### COLLECTED MATERIAL
::::::::::
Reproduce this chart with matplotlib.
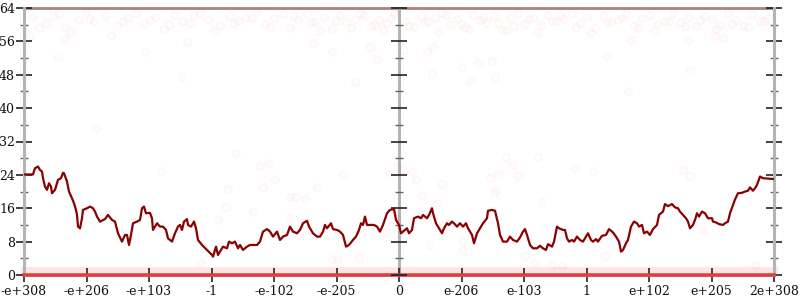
import matplotlib
matplotlib.use("Agg")
import matplotlib.pyplot as plt
from matplotlib.ticker import MultipleLocator

# ---------------- data ----------------
x_tick_labels = ["-e+308", "-e+206", "-e+103", "-1", "-e-102", "-e-205", "0",
                 "e-206", "e-103", "1", "e+102", "e+205", "2e+308"]
y_ticks = [0, 8, 16, 24, 32, 40, 48, 56, 64]

line_x = [0, 9, 11, 14, 16, 18, 19, 21, 23, 25, 27, 28, 31, 34, 37, 39, 40, 43, 45, 48,
          50, 52, 53, 54, 56, 58, 59, 63, 66, 69, 71, 73, 76, 81, 84, 88, 91, 94, 98, 101,
          103, 105, 107, 109, 113, 116, 118, 120, 122, 126, 128, 129, 133, 136, 139, 142, 144, 148, 151, 154,
          156, 158, 160, 163, 164, 167, 170, 172, 174, 178, 183, 188, 189, 192, 194, 197, 199, 203, 205, 208,
          211, 214, 216, 219, 223, 226, 229, 233, 236, 239, 243, 246, 249, 253, 256, 259, 263, 266, 269, 273,
          276, 279, 283, 285, 289, 293, 296, 299, 301, 303, 307, 309, 313, 316, 319, 322, 325, 329, 332, 335,
          337, 339, 341, 343, 346, 350, 353, 356, 359, 363, 366, 370, 372, 375, 377, 379, 383, 385, 388, 390,
          394, 397, 399, 403, 405, 408, 409, 412, 414, 418, 420, 423, 425, 428, 430, 433, 436, 439, 442, 444,
          448, 450, 453, 456, 459, 463, 464, 468, 471, 474, 476, 479, 483, 486, 489, 493, 496, 499, 501, 503,
          506, 509, 513, 516, 519, 522, 524, 528, 530, 533, 535, 539, 541, 543, 545, 548, 550, 553, 556, 559,
          562, 564, 567, 569, 572, 574, 578, 582, 585, 589, 592, 595, 597, 599, 602, 604, 607, 610, 613, 615,
          618, 620, 623, 626, 629, 633, 635, 639, 641, 644, 648, 651, 654, 656, 659, 662, 664, 666, 669, 671,
          673, 675, 678, 681, 684, 688, 689, 692, 695, 699, 701, 704, 706, 709, 711, 714, 718, 721, 724, 726,
          729, 731, 733, 736, 739, 750]
line_y = [24.1, 24.1, 25.6, 26.0, 25.2, 24.8, 23.2, 21.2, 20.4, 22.0, 21.2, 19.6, 20.4, 22.8, 23.2, 24.5, 24.4, 22.4, 20.0, 18.4,
          17.2, 15.6, 14.4, 11.6, 11.2, 13.6, 15.6, 16.0, 16.4, 16.0, 15.2, 14.0, 12.8, 13.4, 14.4, 13.2, 12.8, 10.0, 8.0, 9.6,
          9.6, 7.2, 9.6, 12.4, 12.8, 13.2, 16.0, 16.4, 14.8, 14.9, 13.6, 10.8, 12.4, 11.6, 11.6, 10.8, 8.8, 8.0, 10.0, 11.6,
          12.0, 10.8, 12.8, 13.4, 12.0, 11.6, 12.8, 11.2, 8.4, 7.2, 6.0, 4.8, 4.4, 6.8, 4.8, 6.0, 6.8, 6.4, 8.0, 7.6,
          8.0, 6.4, 7.2, 6.0, 6.8, 7.2, 7.2, 7.2, 8.0, 10.4, 11.0, 10.4, 9.2, 10.4, 8.4, 9.2, 9.6, 11.6, 10.4, 10.0,
          10.8, 12.4, 13.0, 11.6, 10.0, 9.2, 9.2, 10.4, 12.0, 11.2, 12.4, 11.0, 10.8, 10.4, 9.6, 6.8, 7.2, 8.4, 9.2, 10.8,
          12.4, 12.0, 14.0, 12.0, 12.0, 12.0, 11.6, 10.4, 12.0, 14.8, 15.6, 15.8, 13.2, 12.0, 10.0, 10.4, 11.2, 10.0, 10.8, 13.6,
          14.0, 13.6, 14.4, 13.6, 14.4, 16.0, 14.8, 12.4, 11.6, 10.0, 11.2, 12.4, 12.0, 12.8, 12.4, 11.6, 12.4, 11.6, 12.4, 11.2,
          9.6, 7.6, 10.0, 11.2, 12.4, 13.6, 15.4, 15.6, 15.4, 12.4, 9.6, 8.0, 8.0, 9.2, 8.4, 8.0, 9.0, 10.4, 11.0, 9.6,
          7.2, 6.4, 6.4, 7.0, 6.4, 6.0, 7.4, 6.8, 8.0, 11.6, 11.2, 10.8, 10.8, 8.8, 8.0, 8.4, 8.0, 9.2, 8.4, 8.0,
          9.2, 10.0, 8.4, 8.0, 8.6, 8.0, 9.4, 9.6, 11.0, 10.2, 9.2, 8.0, 5.6, 6.0, 7.6, 8.4, 11.6, 12.8, 12.4, 11.6,
          12.0, 10.0, 10.4, 9.6, 11.0, 12.0, 14.4, 15.2, 17.0, 16.5, 17.0, 16.2, 16.0, 15.2, 14.4, 13.6, 12.8, 11.2, 12.0, 13.2,
          14.8, 14.0, 15.2, 14.8, 13.6, 13.6, 12.8, 12.6, 12.2, 12.0, 12.4, 12.8, 14.8, 16.8, 18.1, 19.6, 19.7, 20.0, 20.2, 21.0,
          20.2, 20.8, 21.6, 23.6, 23.2, 23.0]

# faint sample points near the top (values 57..63.5)
top_dot_x = [8, 22, 35, 41, 55, 62, 70, 81, 93, 104, 112, 120, 131, 140, 150, 158, 165, 176, 184, 196,
             205, 214, 222, 233, 241, 250, 259, 266, 274, 283, 291, 300, 308, 316, 322, 331, 340, 347, 355, 363,
             370, 381, 390, 397, 404, 411, 418, 426, 433, 441, 449, 456, 463, 470, 478, 486, 494, 501, 509, 517,
             524, 532, 540, 548, 556, 563, 571, 579, 587, 594, 602, 610, 618, 626, 634, 641, 649, 657, 665, 672,
             680, 688, 696, 704, 712, 720, 728, 736, 744,
             15, 29, 47, 66, 87, 99, 126, 145, 170, 190, 210, 228, 246, 270, 288, 296, 312, 327, 336, 351,
             359, 367, 385, 401, 415, 422, 437, 445, 459, 474, 482, 490, 505, 513, 528, 536, 552, 567, 583, 598,
             614, 630, 645, 661, 676, 692, 708, 724, 740]
top_dot_y = [61.8, 60.5, 62.6, 59.4, 61.2, 63.0, 60.8, 62.1, 59.8, 61.5, 62.8, 60.2, 61.9, 58.9, 62.4, 61.0, 60.4, 62.7, 61.3, 59.6,
             62.2, 60.9, 61.7, 63.1, 60.1, 61.6, 62.5, 59.2, 61.1, 62.9, 60.6, 61.8, 59.0, 62.3, 60.7, 61.4, 62.0, 59.7, 61.2, 60.3,
             62.6, 61.0, 59.5, 62.2, 60.8, 61.6, 62.9, 60.0, 61.3, 59.4, 62.4, 61.1, 60.5, 62.0, 58.8, 61.7, 62.7, 60.2, 61.5, 59.9,
             62.3, 60.9, 61.4, 62.8, 60.4, 61.9, 59.3, 62.1, 60.7, 61.2, 62.6, 59.8, 61.6, 62.4, 60.1, 61.0, 62.9, 60.6, 61.8, 59.6,
             62.2, 61.3, 60.0, 62.7, 61.1, 59.7, 62.5, 60.8, 61.5,
             59.1, 62.0, 58.2, 61.4, 57.6, 60.9, 61.2, 59.9, 62.3, 58.6, 60.3, 61.7, 59.4, 62.1, 60.6, 58.4, 61.0, 59.2, 62.6, 60.0,
             58.8, 61.5, 59.6, 60.7, 58.3, 62.4, 60.2, 59.0, 61.8, 60.5, 58.7, 59.8, 61.3, 58.1, 60.8, 62.2, 59.5, 57.9, 60.4, 61.6,
             59.3, 58.5, 60.9, 59.7, 61.2, 58.9, 60.1, 59.4, 61.0]

# sparse sample points in the middle of the range
mid_dot_x = [34, 72, 158, 41, 121, 163, 6, 137, 176, 212, 236, 245, 251, 239, 204, 202, 194, 266, 271, 281,
             293, 319, 365, 373, 362, 373, 308, 313, 335, 229, 265, 482, 514, 494, 474, 466, 418, 392, 388, 379,
             472, 489, 551, 569, 518, 413, 398, 406, 438, 439, 470, 501, 511, 528, 538, 659, 666, 678, 581, 731,
             289, 308, 346, 353, 403, 409, 438, 454, 468, 471, 446, 408, 331, 379, 583, 666, 604, 607, 664, 699, 691]
mid_dot_y = [52.2, 35.2, 47.5, 56.6, 53.5, 55.9, 57.3, 25.0, 3.2, 29.2, 26.2, 26.9, 22.9, 21.2, 20.6, 16.4, 13.2, 18.7, 18.7, 18.2,
             21.1, 24.2, 24.2, 26.1, 10.4, 13.7, 3.8, 3.8, 4.1, 15.1, 13.7, 28.4, 28.4, 23.8, 24.2, 23.3, 21.8, 22.8, 24.8, 25.4,
             20.4, 26.4, 25.6, 24.9, 17.5, 17.3, 18.9, 7.2, 8.2, 6.0, 19.7, 4.6, 2.9, 2.4, 2.2, 25.2, 23.7, 11.0, 4.6, 2.4,
             55.6, 53.5, 54.7, 51.8, 53.5, 54.7, 49.9, 50.8, 51.3, 47.4, 46.5, 48.2, 46.3, 54.0, 52.5, 49.1, 44.2, 56.3, 56.3, 56.8, 57.3]

# ---------------- figure ----------------
fig = plt.figure(figsize=(8, 3), dpi=100)
ax = fig.add_axes([24 / 800, 25 / 300, 750 / 800, 267 / 300])
x_min, x_max = 0, 750
ax.set_xlim(x_min, x_max)
ax.set_ylim(0, 64)

axis_grey = "#b4b4b4"
for side in ("left", "right"):
    ax.spines[side].set_color(axis_grey)
    ax.spines[side].set_linewidth(2.2)
ax.spines["top"].set_visible(False)
ax.spines["bottom"].set_color(axis_grey)
ax.spines["bottom"].set_linewidth(2)

# top boundary and centre axis
ax.axhline(64, color="#9a9a9a", lw=2, zorder=1, clip_on=False)
ax.axhline(64, color="#ff2020", lw=2, alpha=0.2, zorder=1.1, clip_on=False)
ax.axvline((x_min + x_max) / 2, color=axis_grey, lw=2.2, zorder=1)

# faint sample dots
dot_kw = dict(s=30, facecolors=(1, 0, 0, 0.012), edgecolors=(1, 0, 0, 0.045), linewidths=0.8, zorder=2, clip_on=False)
ax.scatter(top_dot_x, top_dot_y, **dot_kw)
ax.scatter(mid_dot_x, mid_dot_y, **dot_kw)

# dense bands of samples at 0 and 1
ax.axhline(1.1, color="#ff0000", lw=5, alpha=0.10, zorder=2, clip_on=False)
ax.axhline(0, color="#e83030", lw=2.6, alpha=0.9, zorder=3, clip_on=False)

# main line
ax.plot(line_x, line_y, color="#8b0000", lw=1.6, zorder=4, solid_joinstyle="round")

# ticks
ax.yaxis.set_major_locator(MultipleLocator(8))
ax.yaxis.set_minor_locator(MultipleLocator(4))
ax.set_yticks(y_ticks)
ax.tick_params(axis="y", which="major", direction="inout", length=12, width=1.2,
               color="#222222", right=True, left=True, labelright=False, pad=0.5)
ax.tick_params(axis="y", which="minor", direction="inout", length=6, width=1,
               color="#666666", right=True, left=True)

xt = [x_min + i * (x_max - x_min) / (len(x_tick_labels) - 1) for i in range(len(x_tick_labels))]
ax.set_xticks(xt)
ax.set_xticklabels(x_tick_labels)
ax.tick_params(axis="x", which="major", direction="inout", length=10, width=1.2,
               color="#222222", pad=2)

# centre-axis ticks
cx = (x_min + x_max) / 2
ax.plot([cx] * len(y_ticks), y_ticks, linestyle="none", marker="_", ms=12, mew=1.2,
        color="#222222", zorder=3, clip_on=False)
minor_ticks = [t + 4 for t in y_ticks[:-1]]
ax.plot([cx] * len(minor_ticks), minor_ticks, linestyle="none", marker="_", ms=6, mew=1,
        color="#666666", zorder=3, clip_on=False)

for lab in ax.get_xticklabels() + ax.get_yticklabels():
    lab.set_fontfamily("DejaVu Serif")
    lab.set_fontsize(9)
    lab.set_color("#111111")

fig.savefig("out.png", dpi=100)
::::::::::
### TASK STATEMENT
Omitting all pictures, restate exactly the lines of the material from its start through the line that contains "y_ticks = [0, 8, 16, 24, 32, 40, 48, 56, 64]".

### OUTPUT OF THE EXERCISE
Reproduce this chart with matplotlib.
import matplotlib
matplotlib.use("Agg")
import matplotlib.pyplot as plt
from matplotlib.ticker import MultipleLocator

# ---------------- data ----------------
x_tick_labels = ["-e+308", "-e+206", "-e+103", "-1", "-e-102", "-e-205", "0",
                 "e-206", "e-103", "1", "e+102", "e+205", "2e+308"]
y_ticks = [0, 8, 16, 24, 32, 40, 48, 56, 64]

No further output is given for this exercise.